We study minimization problems on Hardy–Sobolev type inequality. We consider the case where singularity is in interior of bounded domain \(\Omega \subset \mathbb {R}^N\). The attainability of best constants for Hardy–Sobolev type inequalities with boundary singularities have been studied so far, for example Ghoussoub and Kang (Ann Inst Henri Poincare Anal Non Lineaire 21(6):767–793, 2004), Ghoussoub and Robert (IMRP 21867:1–85, 2006), Ghoussoub and Robert (Trans Am Math Soc 361(9):4843–4870, 2009) etc.... According to their results, the mean curvature of \(\partial \Omega \) at singularity affects the attainability of the best constants. In contrast with boundary singularity case, in interior singularity case it is well known that the best Hardy–Sobolev constant $$\begin{aligned} \mu _s(\Omega ):=\left\{ \int _\Omega |\nabla u|^2 dx \Bigg | u \in H_0^1(\Omega ),\ \int _\Omega \frac{|u|^{2^*(s)}}{|x|^s}dx = 1 \right\} \end{aligned}$$is never achieved for all bounded domain \(\Omega \).

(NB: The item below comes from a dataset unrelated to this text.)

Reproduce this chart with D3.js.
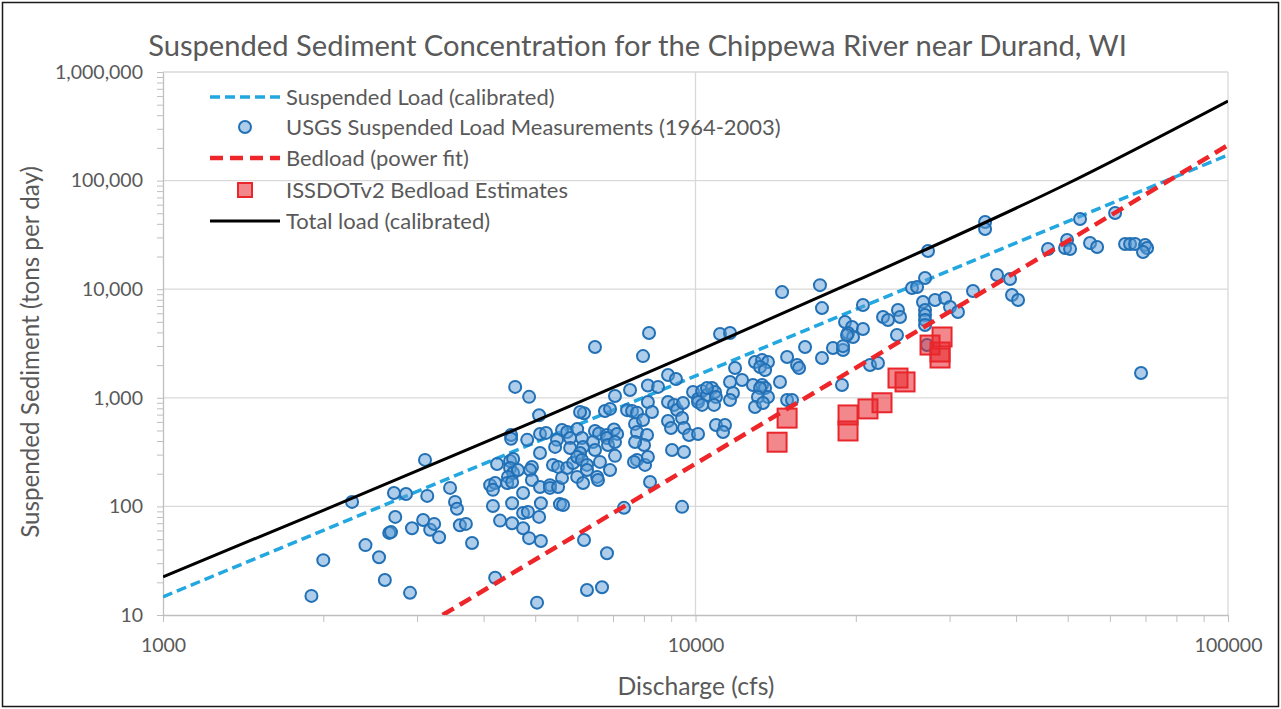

We can see that the position of singularity on domain is related to the existence of minimizer. In this paper, we consider the attainability of the best constant for the embedding \(H^1(\Omega ) \hookrightarrow L^{2^*(s)}(\Omega ,|x|^{-s}dx)\) for bounded domain \(\Omega \) with \(0 \in \Omega \). In this problem, scaling invariance doesn’t hold and we can not obtain information of singularity like mean curvature.